Integrated Cavitating Injector Flow and Spray Propagation Simulation in DI Gasoline Engine

A methodology to simulate the injection process in the internal combustion (IC) engines by means of Computational Fluid Dynamics (CFD) is presented. Entire sequence of the gasoline injection processes, starting with a transient injector-flow simulation and continuing with break-up and spray propagation using AVL FIRE, is shown. In the first part, a multidimensional model for the cavitating flow in a multi-hole gasoline injector is presented, based on the two-fluid model and capable to simulate N-phase systems. Considered fluid components are liquid fuel and fuel vapor. Momentum and mass exchange between the two phases are accounted for.
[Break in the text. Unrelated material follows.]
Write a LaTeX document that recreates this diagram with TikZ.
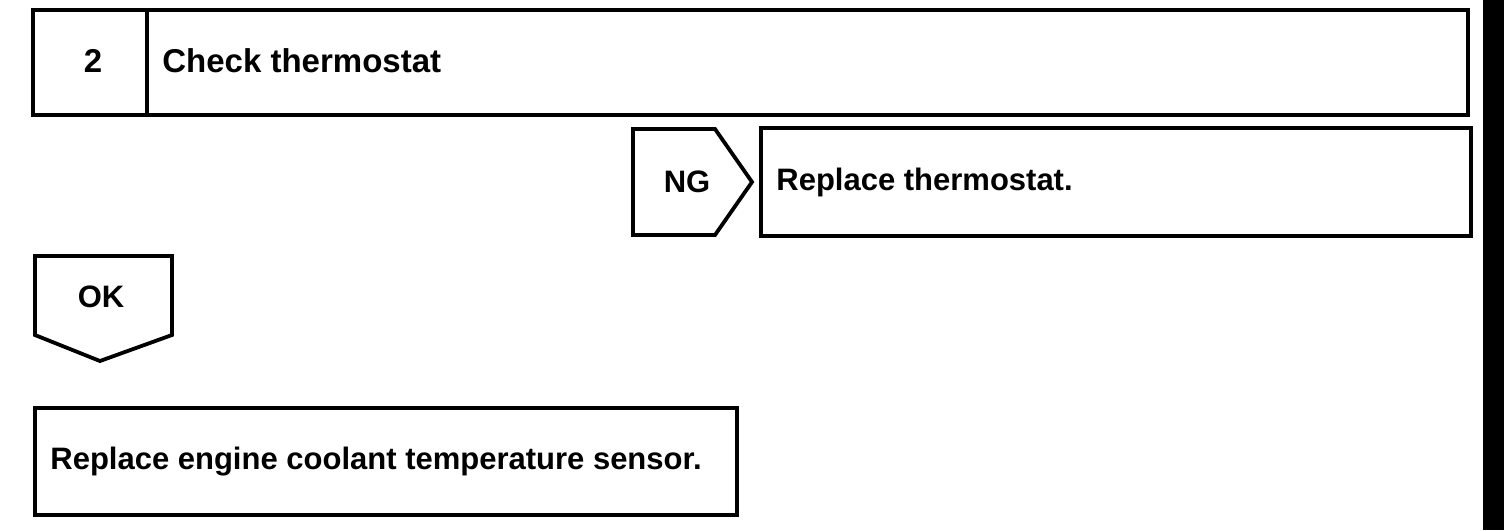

In the second part of the work, the link between nozzle flow and spray formation is established performing simulations including the break-up model. This calculates the initial conditions for the spray droplets, e.g., size and velocity, based on the local turbulent kinetic energy (TKE), velocity and phase distribution at the nozzle orifice. Also the length of the coherent liquid core and the parcel release positions are provided by the model. The results demonstrate the capability to predict cavitating nozzle flow and its influence on mixture formation dynamics. The numerical results are compared with experimental measurements of spray propagation, droplet distribution, spray shape, penetration length, etc.